A few months after the sit-ins on July 25, 1960, the Woolworth counter in Greensboro was quietly desegregated.

Bess and three of his coworkers had been told by Mrs. Holt and upper management the day before that they would eat at the lunch counter the next day.

“She came to me and said, ‘Charles said we are going to start serving colored folks here, but I want my employees to be the first ones to sit down and eat first,’” Bess says. “I had a good feeling about it. I knew that things were gonna change.”

Holt asked Bess and his coworkers to change out of their work clothes and into the regular outfits and sit at the counter in the middle of their shift. Bess says he wore some jeans and his “regular old clothes” and sat down to eat Woolworth’s signature meatloaf.

“I love meatloaf,” Bess says. “I also had some green beans,maybe a potato salad with it.”

It took a total of about 10 minutes.

Then, they just went back to work.

“After that, that’s when other blacks started sitting at the counter,” Bess says. “I didn’t realize that it would be a big deal. I didn’t realize that I would be talking to you about it 60 years later.”

In 1961, Bess left Woolworth to go work at Odell Mill Supply Co.

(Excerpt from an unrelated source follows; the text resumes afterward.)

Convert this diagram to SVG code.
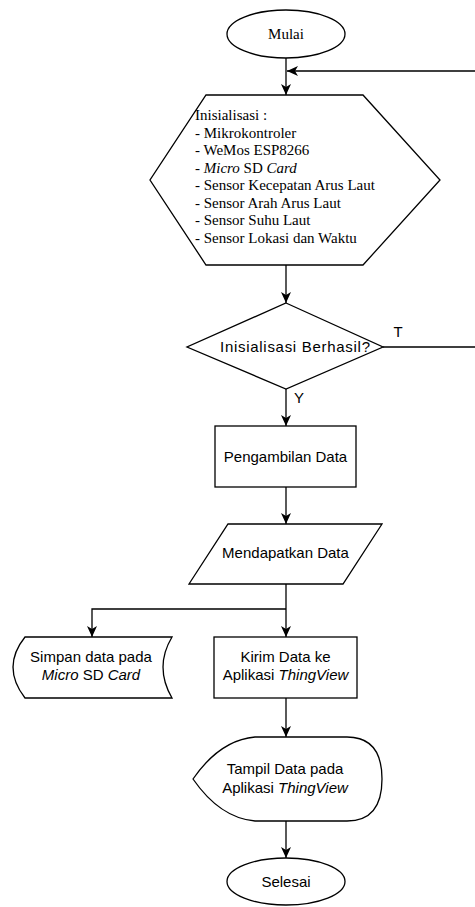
<svg xmlns="http://www.w3.org/2000/svg" width="475" height="907" viewBox="0 0 475 907">
<style>
.s{fill:#fff;stroke:#000;stroke-width:1.3}
.c{fill:none;stroke:#000;stroke-width:1.3}
.t{font-family:"Liberation Sans",Arial,sans-serif;font-size:15px;fill:#000;text-anchor:middle}
.sf{font-family:"Liberation Serif","Times New Roman",serif;font-size:15px;fill:#000}
.i{font-style:italic}
</style>
<defs>
<marker id="a" markerUnits="userSpaceOnUse" markerWidth="12" markerHeight="10" refX="11" refY="5" orient="auto">
<path d="M0,0 L11,5 L0,10 L3,5 Z" fill="#000"/>
</marker>
</defs>
<rect width="475" height="907" fill="#fff"/>
<g id="connectors">
<path class="c" d="M286,58 V95" marker-end="url(#a)"/>
<path class="c" d="M383,347 H477 V71 H287" marker-end="url(#a)"/>
<path class="c" d="M286,265 V303" marker-end="url(#a)"/>
<path class="c" d="M286,389 V426" marker-end="url(#a)"/>
<path class="c" d="M286,487 V524" marker-end="url(#a)"/>
<path class="c" d="M286,584 V637" marker-end="url(#a)"/>
<path class="c" d="M286,609 H92 V637" marker-end="url(#a)"/>
<path class="c" d="M286,698 V737" marker-end="url(#a)"/>
<path class="c" d="M286,821 V858" marker-end="url(#a)"/>
<text class="t" x="398" y="337">T</text>
<text class="t" x="299" y="403">Y</text>
</g>
<g id="mulai">
<ellipse class="s" cx="286" cy="34" rx="59" ry="24"/>
<text class="sf" x="286" y="39" text-anchor="middle">Mulai</text>
</g>
<g id="inisialisasi">
<polygon class="s" points="206,95 363,95 440,180 363,265 206,265 150,180"/>
<text class="sf" x="195" y="120">Inisialisasi :</text>
<text class="sf" x="195" y="137.5">- Mikrokontroler</text>
<text class="sf" x="195" y="155">- WeMos ESP8266</text>
<text class="sf" x="195" y="172.5">- <tspan class="i">Micro</tspan> SD <tspan class="i">Card</tspan></text>
<text class="sf" x="195" y="190">- Sensor Kecepatan Arus Laut</text>
<text class="sf" x="195" y="207.5">- Sensor Arah Arus Laut</text>
<text class="sf" x="195" y="225">- Sensor Suhu Laut</text>
<text class="sf" x="195" y="242.5">- Sensor Lokasi dan Waktu</text>
</g>
<g id="cek">
<polygon class="s" points="286,303 383,347 286,389 187,347"/>
<text class="t" x="295" y="352" textLength="150" lengthAdjust="spacing">Inisialisasi Berhasil?</text>
</g>
<g id="pengambilan">
<rect class="s" x="215" y="426" width="141" height="61"/>
<text class="t" x="285.5" y="462">Pengambilan Data</text>
</g>
<g id="mendapatkan">
<polygon class="s" points="228,524 382,524 343,584 189,584"/>
<text class="t" x="285.5" y="558">Mendapatkan Data</text>
</g>
<g id="simpan">
<path class="s" d="M25,637 H172 Q154,667 172,698 H25 Q1,667 25,637 Z"/>
<text class="t" x="91" y="662">Simpan data pada</text>
<text class="t" x="91" y="680"><tspan class="i">Micro</tspan> SD <tspan class="i">Card</tspan></text>
</g>
<g id="kirim">
<rect class="s" x="214" y="637" width="143" height="61"/>
<text class="t" x="285.5" y="662">Kirim Data ke</text>
<text class="t" x="285.5" y="680">Aplikasi <tspan class="i">ThingView</tspan></text>
</g>
<g id="tampil">
<path class="s" d="M193,779 Q220,740 255,737 H347 Q382,737 382,779 Q382,821 347,821 H255 Q220,818 193,779 Z"/>
<text class="t" x="285" y="774">Tampil Data pada</text>
<text class="t" x="285" y="793">Aplikasi <tspan class="i">ThingView</tspan></text>
</g>
<g id="selesai">
<ellipse class="s" cx="286" cy="881.5" rx="59" ry="23.5"/>
<text class="t" x="286" y="887">Selesai</text>
</g>
</svg>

He had just gotten married and was looking to make more money. In the years that followed, Bess says that Mrs. Holt reached out to him to ask if he could cover some shifts here and there, but he never went back as a customer.

“It just didn’t cross my mind to go back,” he says.

RECONNECTING

It wasn’t until decades later that Bess reconnected with Woolworth and his time there. He had been invited to the 20th anniversary, which he says took place at a motel downtown. There, he read a poem that he had written about the sit-ins. During the anniversary, the A&T Four also reunited and sat once more at the historic counter at Woolworth, which is now on display at the National Museum of American History in Washington, DC. The rest of the counter is on permanent display at the civil rights museum in Greensboro.

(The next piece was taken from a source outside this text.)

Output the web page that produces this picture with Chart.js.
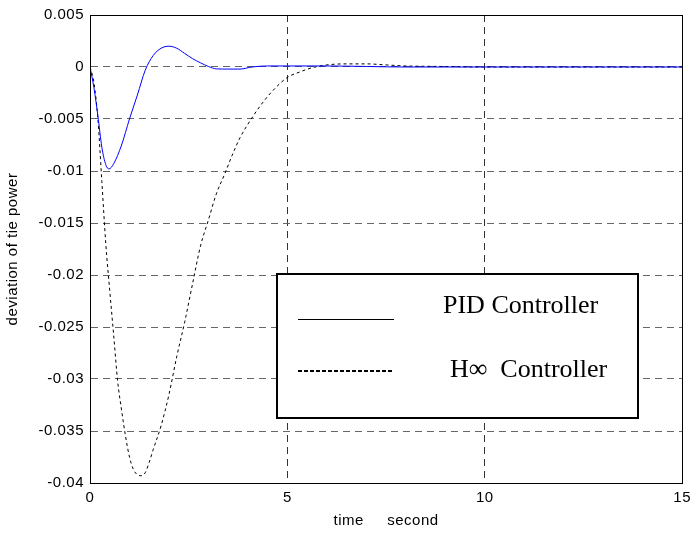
<!DOCTYPE html>
<html>
<head>
<meta charset="utf-8">
<script src="https://cdn.jsdelivr.net/npm/chart.js@4"></script>
<style>
html,body{margin:0;padding:0;background:#fff;}
#wrap{width:697px;height:535px;position:relative;}
</style>
</head>
<body>
<div id="wrap"><canvas id="c" width="697" height="535"></canvas></div>
<script>
// ---- data ----
const pidTime = [0,0.1,0.2,0.3,0.4,0.48,0.6,0.8,1.0,1.2,1.4,1.6,1.8,2.0,2.2,2.4,2.6,2.8,3.0,3.2,3.5,3.8,4.1,4.5,5,6,7,8,9,10,11,12,13,14,15];
const pidValues = [0,-0.002,-0.0047,-0.0077,-0.0094,-0.0098,-0.0093,-0.0075,-0.005,-0.0027,-0.0003,0.0011,0.0018,0.002,0.0018,0.0013,0.0008,0.0004,0.00005,-0.00018,-0.0002,-0.0002,0,0.0001,0.0001,0.0001,0.00005,0,0,0,0,0,0,0,0];

const hinfTime = [0,0.1,0.2,0.3,0.4,0.5,0.6,0.7,0.8,0.9,1.0,1.1,1.2,1.3,1.4,1.5,1.6,1.8,2.0,2.2,2.4,2.6,2.8,3.0,3.2,3.4,3.6,3.8,4.0,4.3,4.6,5.0,5.3,5.6,6.0,6.5,7.0,7.5,8,9,10,12,15];
const hinfValues = [0,-0.0015,-0.005,-0.011,-0.017,-0.0215,-0.0258,-0.0302,-0.033,-0.0355,-0.0375,-0.0387,-0.0392,-0.0393,-0.039,-0.038,-0.0368,-0.0345,-0.0315,-0.0278,-0.0245,-0.0208,-0.0172,-0.0147,-0.0122,-0.0104,-0.0085,-0.0068,-0.0055,-0.0038,-0.0024,-0.001,-0.0005,-0.0001,0.0002,0.0003,0.0003,0.0002,0.0001,0.00005,0,0,0];

const xTickValues = [0,5,10,15];
const xTickLabels = ['0','5','10','15'];
const yTickValues = [0.005,0,-0.005,-0.01,-0.015,-0.02,-0.025,-0.03,-0.035,-0.04];
const yTickLabels = ['0.005','0','-0.005','-0.01','-0.015','-0.02','-0.025','-0.03','-0.035','-0.04'];

const seriesNames = ['PID Controller','H\u221E  Controller'];
const xTitle = 'time     second';
const yTitle = 'deviation of tie power';

const toPts = (t, v) => t.map((x, i) => ({x: x, y: v[i]}));

const SP = '0.5px';
const spacingPlugin = {
  id: 'spacing',
  beforeInit(chart) { chart.ctx.letterSpacing = SP; },
  beforeLayout(chart) { chart.ctx.letterSpacing = SP; },
  beforeDraw(chart) { chart.ctx.letterSpacing = SP; }
};

const framePlugin = {
  id: 'frame',
  afterDatasetsDraw(chart) {
    const {ctx, chartArea: a} = chart;
    ctx.save();
    ctx.strokeStyle = '#000';
    ctx.lineWidth = 1;
    ctx.strokeRect(Math.round(a.left) + 0.5, Math.round(a.top) + 0.5, Math.round(a.right - a.left), Math.round(a.bottom - a.top));
    ctx.restore();
  }
};

const legendPlugin = {
  id: 'boxLegend',
  afterDraw(chart) {
    const ctx = chart.ctx;
    ctx.save();
    ctx.letterSpacing = '0px';
    ctx.fillStyle = '#fff';
    ctx.fillRect(277, 274, 361, 144);
    ctx.strokeStyle = '#000';
    ctx.lineWidth = 2;
    ctx.strokeRect(277, 274, 361, 144);
    ctx.lineWidth = 1.2;
    ctx.beginPath(); ctx.moveTo(298, 319.5); ctx.lineTo(394, 319.5); ctx.stroke();
    ctx.lineWidth = 2;
    ctx.setLineDash([4, 2]);
    ctx.beginPath(); ctx.moveTo(298, 371); ctx.lineTo(394, 371); ctx.stroke();
    ctx.setLineDash([]);
    ctx.fillStyle = '#000';
    ctx.font = '26px "Liberation Serif", "Times New Roman", serif';
    ctx.textBaseline = 'alphabetic';
    ctx.fillText(seriesNames[0], 443, 313);
    ctx.fillText(seriesNames[1], 450, 377);
    ctx.restore();
  }
};

const FONT = {family: 'Liberation Sans, Arial, sans-serif', size: 15};

new Chart(document.getElementById('c'), {
  type: 'scatter',
  data: {
    datasets: [
      {
        label: seriesNames[0],
        data: toPts(pidTime, pidValues),
        showLine: true,
        borderColor: '#0000ff',
        borderWidth: 1,
        pointRadius: 0,
        cubicInterpolationMode: 'monotone',
        fill: false
      },
      {
        label: seriesNames[1],
        data: toPts(hinfTime, hinfValues),
        showLine: true,
        borderColor: '#000',
        borderWidth: 1,
        borderDash: [3, 3],
        pointRadius: 0,
        cubicInterpolationMode: 'monotone',
        fill: false
      }
    ]
  },
  options: {
    responsive: false,
    animation: false,
    layout: {padding: {left: 0, right: 13, top: 15, bottom: 0}},
    plugins: {legend: {display: false}, tooltip: {enabled: false}},
    scales: {
      x: {
        type: 'linear',
        min: 0, max: 15,
        afterBuildTicks(s) { s.ticks = xTickValues.map(v => ({value: v})); },
        afterFit(s) { s.height = 52; },
        ticks: {
          callback: (v) => xTickLabels[xTickValues.indexOf(v)],
          color: '#000', font: FONT,
          padding: 6, maxRotation: 0
        },
        grid: {color: '#333', drawTicks: false},
        border: {display: true, color: '#000', dash: [7, 5], width: 1},
        title: {display: true, text: xTitle, color: '#000', font: FONT, padding: {top: 0, bottom: 5}}
      },
      y: {
        type: 'linear',
        min: -0.04, max: 0.005,
        afterBuildTicks(s) { s.ticks = yTickValues.slice().reverse().map(v => ({value: v})); },
        afterFit(s) { s.width = 90; },
        ticks: {
          callback: (v) => {
            let i = yTickValues.findIndex(t => Math.abs(t - v) < 1e-9);
            return i >= 0 ? yTickLabels[i] : '';
          },
          color: '#000', font: FONT,
          padding: 6
        },
        grid: {color: '#666', drawTicks: false},
        border: {display: true, color: '#000', dash: [7, 5], width: 1},
        title: {display: true, text: yTitle, color: '#000', font: FONT, padding: {top: 4, bottom: 0}}
      }
    }
  },
  plugins: [spacingPlugin, framePlugin, legendPlugin]
});
</script>
</body>
</html>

Bess says that of the four, he became closest with David Richmond because he had remained in Greensboro.

Richmond passed away at the age of 49 in 1990. McCain passed away in 2014 at the age of 73. Blair Jr. and McNeil are still alive today.

Bess says that Richmond told him that he was scared the day of the sit-ins.

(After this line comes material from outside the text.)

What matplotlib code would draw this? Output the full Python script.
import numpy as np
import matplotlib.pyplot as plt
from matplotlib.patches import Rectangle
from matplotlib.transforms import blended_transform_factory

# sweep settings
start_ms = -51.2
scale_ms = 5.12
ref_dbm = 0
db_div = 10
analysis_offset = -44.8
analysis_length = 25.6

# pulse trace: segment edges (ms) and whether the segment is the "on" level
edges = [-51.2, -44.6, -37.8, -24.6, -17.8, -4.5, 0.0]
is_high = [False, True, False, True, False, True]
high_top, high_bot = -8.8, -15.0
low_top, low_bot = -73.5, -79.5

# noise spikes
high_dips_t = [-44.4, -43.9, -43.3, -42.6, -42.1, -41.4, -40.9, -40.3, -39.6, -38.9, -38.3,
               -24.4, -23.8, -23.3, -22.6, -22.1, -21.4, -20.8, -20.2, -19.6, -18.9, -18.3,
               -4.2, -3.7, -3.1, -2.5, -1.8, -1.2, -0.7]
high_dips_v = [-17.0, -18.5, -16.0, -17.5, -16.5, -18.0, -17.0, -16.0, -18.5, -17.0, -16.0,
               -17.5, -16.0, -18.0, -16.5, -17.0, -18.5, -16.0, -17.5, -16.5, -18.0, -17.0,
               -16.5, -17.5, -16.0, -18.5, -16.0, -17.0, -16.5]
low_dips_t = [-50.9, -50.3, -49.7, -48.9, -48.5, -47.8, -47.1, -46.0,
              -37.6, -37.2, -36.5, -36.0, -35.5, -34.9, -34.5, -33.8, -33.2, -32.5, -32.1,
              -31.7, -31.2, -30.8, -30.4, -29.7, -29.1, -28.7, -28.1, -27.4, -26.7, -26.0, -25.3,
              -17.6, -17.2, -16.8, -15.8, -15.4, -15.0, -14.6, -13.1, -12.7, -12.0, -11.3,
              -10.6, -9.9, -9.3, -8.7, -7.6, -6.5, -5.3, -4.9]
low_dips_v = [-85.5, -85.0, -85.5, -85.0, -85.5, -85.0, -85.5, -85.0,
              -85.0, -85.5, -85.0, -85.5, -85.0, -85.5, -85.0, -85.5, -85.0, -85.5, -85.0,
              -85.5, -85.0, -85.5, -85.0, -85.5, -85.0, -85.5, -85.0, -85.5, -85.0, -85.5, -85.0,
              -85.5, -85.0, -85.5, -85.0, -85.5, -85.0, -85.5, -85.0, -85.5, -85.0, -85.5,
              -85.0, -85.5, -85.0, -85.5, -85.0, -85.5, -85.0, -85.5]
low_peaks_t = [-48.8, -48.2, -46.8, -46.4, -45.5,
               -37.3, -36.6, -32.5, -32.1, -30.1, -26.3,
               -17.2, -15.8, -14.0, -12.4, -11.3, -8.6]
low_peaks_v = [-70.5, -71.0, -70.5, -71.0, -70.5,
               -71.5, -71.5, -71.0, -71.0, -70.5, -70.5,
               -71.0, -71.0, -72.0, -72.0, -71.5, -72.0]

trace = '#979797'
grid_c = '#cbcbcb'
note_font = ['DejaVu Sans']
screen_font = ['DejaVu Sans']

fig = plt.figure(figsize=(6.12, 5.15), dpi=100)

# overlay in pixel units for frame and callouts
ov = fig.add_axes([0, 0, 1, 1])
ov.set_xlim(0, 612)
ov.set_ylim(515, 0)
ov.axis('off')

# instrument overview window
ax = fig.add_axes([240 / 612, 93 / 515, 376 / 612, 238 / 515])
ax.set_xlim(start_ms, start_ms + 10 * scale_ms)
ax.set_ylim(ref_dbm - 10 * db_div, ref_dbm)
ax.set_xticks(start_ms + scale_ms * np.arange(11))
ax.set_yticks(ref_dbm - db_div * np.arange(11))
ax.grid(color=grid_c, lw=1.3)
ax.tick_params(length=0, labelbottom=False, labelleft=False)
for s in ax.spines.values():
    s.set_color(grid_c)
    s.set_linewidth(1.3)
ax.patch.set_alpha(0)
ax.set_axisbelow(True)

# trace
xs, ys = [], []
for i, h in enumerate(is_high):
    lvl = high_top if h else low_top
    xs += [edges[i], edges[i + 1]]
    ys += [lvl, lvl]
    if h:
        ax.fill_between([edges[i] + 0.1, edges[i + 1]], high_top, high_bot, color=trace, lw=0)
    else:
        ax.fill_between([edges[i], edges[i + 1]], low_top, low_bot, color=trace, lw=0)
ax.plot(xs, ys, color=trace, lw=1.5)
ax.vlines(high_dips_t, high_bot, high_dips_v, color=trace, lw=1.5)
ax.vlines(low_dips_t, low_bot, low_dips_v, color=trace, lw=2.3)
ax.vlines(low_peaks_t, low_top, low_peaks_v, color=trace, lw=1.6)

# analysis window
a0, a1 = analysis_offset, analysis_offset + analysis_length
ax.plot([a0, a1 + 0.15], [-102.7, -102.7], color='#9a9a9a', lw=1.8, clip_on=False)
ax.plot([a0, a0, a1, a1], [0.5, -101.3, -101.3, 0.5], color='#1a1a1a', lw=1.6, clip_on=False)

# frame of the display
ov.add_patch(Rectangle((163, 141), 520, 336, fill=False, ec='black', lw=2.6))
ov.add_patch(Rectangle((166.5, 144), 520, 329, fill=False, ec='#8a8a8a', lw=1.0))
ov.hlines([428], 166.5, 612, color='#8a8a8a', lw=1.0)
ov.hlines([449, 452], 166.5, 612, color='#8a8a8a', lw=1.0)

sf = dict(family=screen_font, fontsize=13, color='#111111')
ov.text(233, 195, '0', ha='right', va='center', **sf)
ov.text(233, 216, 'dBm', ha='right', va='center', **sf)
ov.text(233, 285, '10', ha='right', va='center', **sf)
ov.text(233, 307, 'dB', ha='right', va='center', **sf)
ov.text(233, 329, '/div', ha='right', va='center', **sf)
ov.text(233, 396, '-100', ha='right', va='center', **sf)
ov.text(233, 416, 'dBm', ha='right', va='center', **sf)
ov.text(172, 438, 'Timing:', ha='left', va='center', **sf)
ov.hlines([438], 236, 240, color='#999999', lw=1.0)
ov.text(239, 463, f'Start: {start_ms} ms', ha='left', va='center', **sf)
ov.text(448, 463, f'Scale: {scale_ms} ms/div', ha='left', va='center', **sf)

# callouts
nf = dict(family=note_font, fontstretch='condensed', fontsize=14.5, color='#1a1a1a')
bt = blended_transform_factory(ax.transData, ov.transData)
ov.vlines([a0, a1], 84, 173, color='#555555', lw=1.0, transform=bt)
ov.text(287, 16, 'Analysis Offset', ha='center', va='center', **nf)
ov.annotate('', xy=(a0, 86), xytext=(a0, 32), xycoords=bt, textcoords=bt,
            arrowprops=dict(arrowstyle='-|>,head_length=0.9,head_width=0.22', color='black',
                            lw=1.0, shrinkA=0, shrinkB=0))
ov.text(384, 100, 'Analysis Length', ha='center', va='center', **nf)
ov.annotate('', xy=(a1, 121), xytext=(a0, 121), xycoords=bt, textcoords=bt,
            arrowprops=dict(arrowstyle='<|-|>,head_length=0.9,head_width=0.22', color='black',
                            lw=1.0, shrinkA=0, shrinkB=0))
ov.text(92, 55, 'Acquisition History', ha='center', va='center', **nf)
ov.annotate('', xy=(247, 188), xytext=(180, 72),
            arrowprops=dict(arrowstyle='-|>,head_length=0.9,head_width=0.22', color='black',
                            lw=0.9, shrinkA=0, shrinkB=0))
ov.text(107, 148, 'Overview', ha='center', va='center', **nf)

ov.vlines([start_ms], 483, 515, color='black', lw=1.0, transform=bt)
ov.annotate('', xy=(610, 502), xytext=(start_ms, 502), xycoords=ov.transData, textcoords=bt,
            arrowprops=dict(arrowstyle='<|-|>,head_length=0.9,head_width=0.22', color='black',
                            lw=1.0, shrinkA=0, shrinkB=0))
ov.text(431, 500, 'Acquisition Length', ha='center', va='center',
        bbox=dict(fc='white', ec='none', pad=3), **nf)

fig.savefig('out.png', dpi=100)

“At the time he was getting ready to sit, he said that he was getting kind of scared,” Bess says. “He was the last person to sit. He really didn’t know what was gonna happen.”

Today Bess lives just a few miles up the road from the museum and says he “drops in” every couple of months. Most of the employees know him by name, and sometimes he gives his firsthand account during public tours.

On Saturday, a trio of college women from Chicago approach Bess and ask for a picture. Bess excitedly accepts, but not before fluffing his hair just so. Later, he struts behind the counters, the same ones he once worked behind 60 years ago. He finds what looks like an original metal bus bin, the kind he used every day.

Bess shakes hands with college students who happened to be taking a tour while Bess was visiting the museum. (photo by Sayaka Matsuoka)

“I’m excited to see that it’s still here,” Bess says. “I would never forget Woolworth, the hard work I put in here, the good friends I made. I didn’t have a big position at Woolworth like cooking or baking cakes. I was just a plain busboy working with dirty dishes all day, but I praise God that I can still be here talking about Woolworth.”